Parton’s tale reminds me of something that happened to a friend of mine a few years ago.

Seems said friend was float tubing. He put the rod across the front of his tube while he tied on a fly. As can happen, the rod fell into about 15-20 feet of water and my friend was left with nothing but the fly tied onto the tippet in his hand.

He began to retrieve his gear, first the tippet and leader, then 60’ or so of line, then 250 feet of backing had to be hand over handed until finally in came the rod and reel. It took him well over an hour to untangle the birds nest around his tube.

He uses a rod tether now.


Snow on the roof but with fire still in the hearth

In the 1950’s, my grandmother owned a summmer cottage in a low-end summer community on Long Island Sound. To make ends meet, many of the owners would rent their cottage for one or two months. We usually played with the renter’s kids and became fast friends before the month was over. On weekends, when everyone would be using the beach, parents sent the kids down to the beach early to stake out the family plot with beach umbrellas and blankets. You could instantly tell where your friends could be found simply by looking at the colored umbrellas. Ours was red and white with fringe.

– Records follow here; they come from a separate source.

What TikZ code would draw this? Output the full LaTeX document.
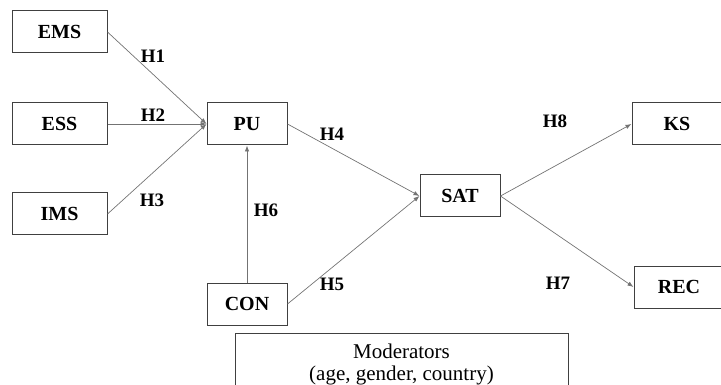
\documentclass[tikz,border=0pt]{standalone}
\usepackage{fontspec}
\setmainfont{Liberation Serif}
\usetikzlibrary{arrows.meta}

\begin{document}
\begin{tikzpicture}[x=1pt, y=-1pt, every node/.style={font=\fontsize{20}{24}\selectfont\bfseries},
	var/.style={draw=black!75, line width=1pt, minimum height=42pt, inner sep=0pt},
	hyp/.style={font=\fontsize{19}{22}\selectfont\bfseries},
	link/.style={draw=black!55, line width=0.7pt, -{Latex[length=6pt,width=4.5pt]}}]
	\useasboundingbox (0,0) rectangle (721,385);
	\clip (0,0) rectangle (721,385);
	% constructs
	\node[var, minimum width=95pt] (ems) at (59.5,32) {EMS};
	\node[var, minimum width=95pt] (ess) at (59.5,124) {ESS};
	\node[var, minimum width=95pt] (ims) at (59.5,214) {IMS};
	\node[var, minimum width=80pt] (pu) at (247,124) {PU};
	\node[var, minimum width=80pt] (con) at (247,304) {CON};
	\node[var, minimum width=80pt] (sat) at (460,196) {SAT};
	\node[var, minimum width=90pt] (ks) at (677,124) {KS};
	\node[var, minimum width=90pt] (rec) at (679,287) {REC};
	\node[draw=black!75, line width=1pt, minimum width=333pt, minimum height=62pt, align=center,
		font=\fontsize{21}{22}\selectfont] (mod) at (401.5,364) {Moderators\\(age, gender, country)};
	% paths
	\draw[link] (ems.east) -- (pu.west);
	\draw[link] (ess.east) -- (pu.west);
	\draw[link] (ims.east) -- (pu.west);
	\draw[link] (pu.east) -- (sat.west);
	\draw[link] (con.east) -- (sat.west);
	\draw[link] (con.north) -- (pu.south);
	\draw[link] (sat.east) -- (ks.west);
	\draw[link] (sat.east) -- (rec.west);
	% hypotheses
	\node[hyp] (h1) at (153,56) {H1};
	\node[hyp] (h2) at (153,115) {H2};
	\node[hyp] (h3) at (152,200) {H3};
	\node[hyp] (h4) at (332,134) {H4};
	\node[hyp] (h5) at (332,284) {H5};
	\node[hyp] (h6) at (266,210) {H6};
	\node[hyp] (h8) at (555,121) {H8};
	\node[hyp] (h7) at (558,283) {H7};
\end{tikzpicture}
\end{document}
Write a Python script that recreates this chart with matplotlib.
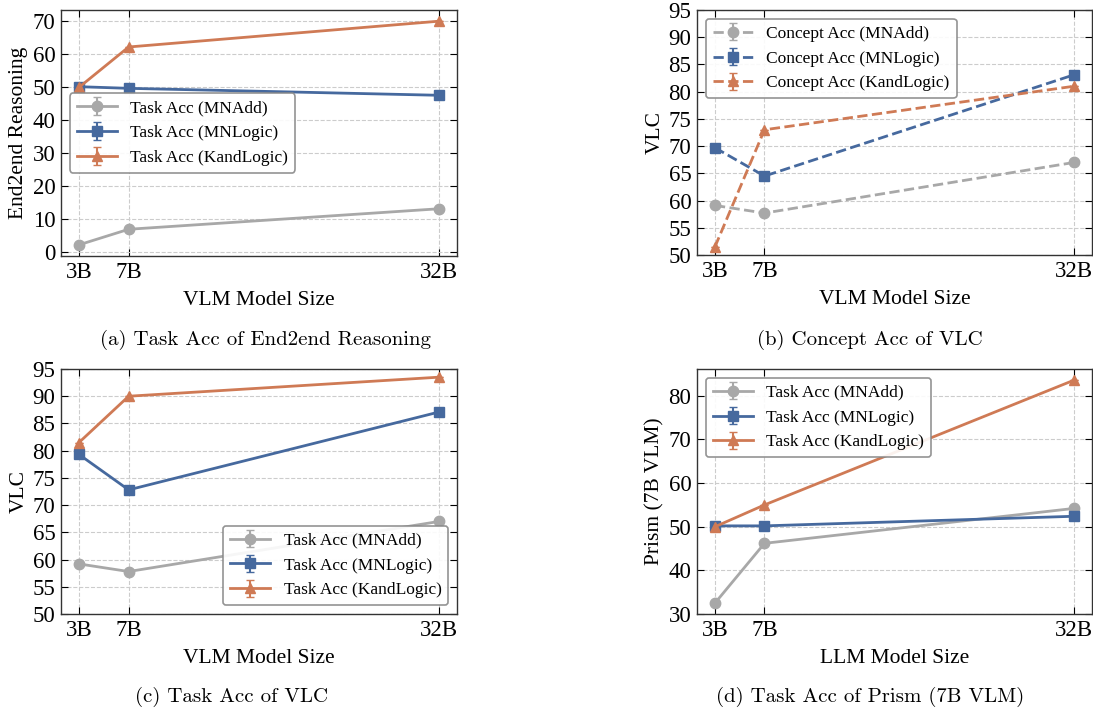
import matplotlib
matplotlib.use("Agg")
import matplotlib.pyplot as plt
from matplotlib.ticker import MultipleLocator

plt.rcParams['font.family'] = ['Liberation Serif', 'DejaVu Serif']
plt.rcParams['mathtext.fontset'] = 'stix'

sizes = [3, 7, 32]
size_labels = ['3B', '7B', '32B']

# (a) Task Acc of End2end Reasoning
a_mnadd = [2.2, 6.9, 13.1]
a_mnlogic = [50.0, 49.5, 47.4]
a_kand = [49.8, 62.0, 69.8]

# (b) Concept Acc of VLC
b_mnadd = [59.1, 57.7, 67.0]
b_mnlogic = [69.7, 64.5, 83.1]
b_kand = [51.5, 73.0, 81.0]

# (c) Task Acc of VLC
c_mnadd = [59.2, 57.8, 67.0]
c_mnlogic = [79.3, 72.8, 87.1]
c_kand = [81.5, 90.0, 93.5]

# (d) Task Acc of Prism (7B VLM)
d_mnadd = [32.5, 46.2, 54.2]
d_mnlogic = [50.2, 50.2, 52.4]
d_kand = [50.0, 55.0, 83.6]

err = [0.0, 0.0, 0.0]

task_names = ['Task Acc (MNAdd)', 'Task Acc (MNLogic)', 'Task Acc (KandLogic)']
concept_names = ['Concept Acc (MNAdd)', 'Concept Acc (MNLogic)', 'Concept Acc (KandLogic)']

colors = ['#A8A8A8', '#46699E', '#CF7A55']
markers = ['o', 's', '^']

W, H = 1093, 711
fig = plt.figure(figsize=(W / 100, H / 100), dpi=100)

def box(l, t, r, b):
    return [l / W, 1 - b / H, (r - l) / W, (b - t) / H]

axes_boxes = [box(61, 10, 457, 256), box(697, 10, 1092, 255),
              box(61, 369, 457, 614), box(697, 369, 1092, 614)]

panels = [
    (a_mnadd, a_mnlogic, a_kand, task_names, '-', 'End2end Reasoning', 'VLM Model Size', None, 10, 'center left'),
    (b_mnadd, b_mnlogic, b_kand, concept_names, '--', 'VLC', 'VLM Model Size', (50, 95), 5, 'upper left'),
    (c_mnadd, c_mnlogic, c_kand, task_names, '-', 'VLC', 'VLM Model Size', (50, 95), 5, 'lower right'),
    (d_mnadd, d_mnlogic, d_kand, task_names, '-', 'Prism (7B VLM)', 'LLM Model Size', (30, None), 10, 'upper left'),
]

for bx, (s1, s2, s3, names, ls, ylab, xlab, ylim, step, lloc) in zip(axes_boxes, panels):
    ax = fig.add_axes(bx)
    for vals, name, col, mk in zip([s1, s2, s3], names, colors, markers):
        ax.errorbar(sizes, vals, yerr=err, label=name, color=col, marker=mk,
                    linestyle=ls, linewidth=2, markersize=7.5, capsize=3,
                    elinewidth=1.5)
    ax.set_xticks(sizes)
    ax.set_xticklabels(size_labels)
    if ylim is not None:
        ax.set_ylim(*ylim)
    ax.yaxis.set_major_locator(MultipleLocator(step))
    ax.grid(True, linestyle='--', color='#CCCCCC', linewidth=0.8)
    ax.set_axisbelow(True)
    ax.tick_params(direction='in', top=True, right=True, labelsize=16.5,
                   length=5, width=0.8, pad=4)
    for sp in ax.spines.values():
        sp.set_linewidth(1.0)
        sp.set_color('#333333')
    ax.set_ylabel(ylab, fontsize=15.5, labelpad=3)
    ax.set_xlabel(xlab, fontsize=15.5, labelpad=6)
    leg = ax.legend(loc=lloc, fontsize=12.5, frameon=True, fancybox=True,
                    edgecolor='#888888', framealpha=0.9, handlelength=2.3,
                    handletextpad=0.8)
    leg.get_frame().set_linewidth(1.2)

caps = [('(a) Task Acc of End2end Reasoning', 265, 340),
        ('(b) Concept Acc of VLC', 870, 340),
        ('(c) Task Acc of VLC', 232, 697),
        ('(d) Task Acc of Prism (7B VLM)', 870, 697)]
for txt, x, y in caps:
    fig.text(x / W, 1 - y / H, txt, ha='center', va='center', fontsize=15,
             family=['cmr10', 'DejaVu Serif'])

fig.savefig('out.png', dpi=100)
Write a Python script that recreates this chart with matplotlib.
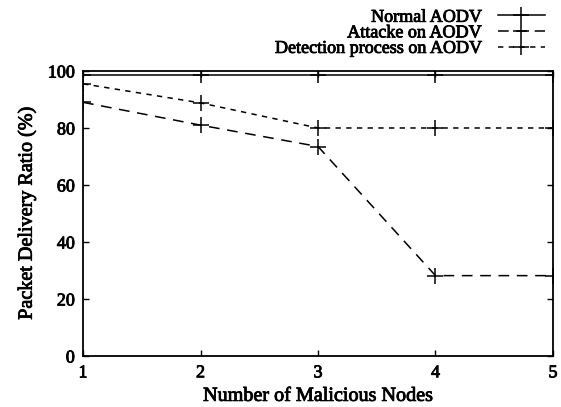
import matplotlib
matplotlib.use("Agg")
import matplotlib.pyplot as plt
import matplotlib.patheffects as pe

nodes = [1, 2, 3, 4, 5]
normal_aodv = [98.5, 98.5, 98.5, 98.5, 98.5]
attack_aodv = [89.0, 81.0, 73.5, 28.2, 28.2]
detection_aodv = [95.5, 88.8, 80.0, 80.0, 80.0]
yticks = [0, 20, 40, 60, 80, 100]

plt.rcParams['font.family'] = ['Liberation Serif', 'DejaVu Serif']
heavy = [pe.withStroke(linewidth=0.6, foreground='black')]

fig = plt.figure(figsize=(5.61, 4.07), dpi=100)
ax = fig.add_axes([0.148, 0.1253, 0.8377, 0.7003])

kw = dict(color='black', lw=1.1, marker='+', markersize=11, markeredgewidth=1.1)
l1, = ax.plot(nodes, normal_aodv, linestyle='-', label='Normal AODV', **kw)
l2, = ax.plot(nodes, attack_aodv, linestyle=(0, (7, 5)), label='Attacke on AODV', **kw)
l3, = ax.plot(nodes, detection_aodv, linestyle=(0, (3.5, 3.5)), label='Detection process on AODV', **kw)

ax.set_xlim(1, 5)
ax.set_ylim(0, 100)
ax.set_xticks(nodes)
ax.set_yticks(yticks)
ax.tick_params(direction='in', top=True, right=True, length=4, width=1, labelsize=13)
for lab in ax.get_xticklabels() + ax.get_yticklabels():
    lab.set_path_effects(heavy)
ax.tick_params(axis='x', pad=6)
ax.tick_params(axis='y', pad=6)
for s in ax.spines.values():
    s.set_linewidth(1.3)

ax.set_xlabel('Number of Malicious Nodes', fontsize=14.5, labelpad=4, path_effects=heavy)
ax.set_ylabel('Packet Delivery Ratio (%)', fontsize=14.5, labelpad=8, path_effects=heavy)

leg = fig.legend(handles=[l1, l2, l3], loc='upper right', bbox_to_anchor=(0.99, 1.005),
                 frameon=False, fontsize=13, markerfirst=False, handlelength=2.6,
                 labelspacing=-0.08, handletextpad=0.9, borderaxespad=0.2)
for t in leg.get_texts():
    t.set_ha('right')
    t.set_path_effects(heavy)
leg._legend_box.align = 'right'

fig.savefig('out.png', dpi=100)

On this particular day, one of the new middle-aged renters showed up at the beach early, intent on doing a little bottom fishing. His tackle was a sad collection of rusted Penn Reels and thick boat rods with rusted reel seats and a missing guide or two. He carried an equally beat-up tackle box and a pail with his 3 dozen sandworms. This was back in the days when sandworms could be purchased without taking out a second mortage on your home.

He wore only a dark, baggy bathsuit and a ridiculous, floppy grass hat that belonged in Freeport not on Long Island Sound. He presented an amazing sight to my friends and me because his totally untanned skin glowed almost ghost-like in the bright, clear morning sun. We watched as he stroll purposefully through waist-deep water to the moored rowboat that came with the rental house. He stowed his gear, grabbed the oars and rowed to the “Blackfish Hole” at the end of John’s Rock.

We forgot about the renter for the next four or five hours as we swam and played at the beach. Just before 1:00 p.m., we recognized the awkward rowing style of our returning fisherman and watched him rehooked his boat up the the mooring. He was, of course, half cooked from his exposure to the sun. The term “Lobster Red” doesn’t even begin to desribe the degree of sunburn on back and shoulders. We watched as he gathered his rods, tackle box, bucket with his catch while sitting on the boat’s gunnel (edge). With his gear firmly in hand, he slid over the edge and disappeared with hardly a ripple. Only his grass hat floated on the surface of the water. The tide had come and the waist deep water was now nearly ten feet deep. He returned to the surface in a few seconds, minus all equipment. My friends and I stared in silent amazement. No one laughed, we just couldn’t believe what we had witnessed. We later donned swim masks and helped him recover his sunken equipment which was undoubted left in worse condition for the next renter. 8T


You had better learn to be a happy camper. You only get one try at this campground and it’s a real short camping season.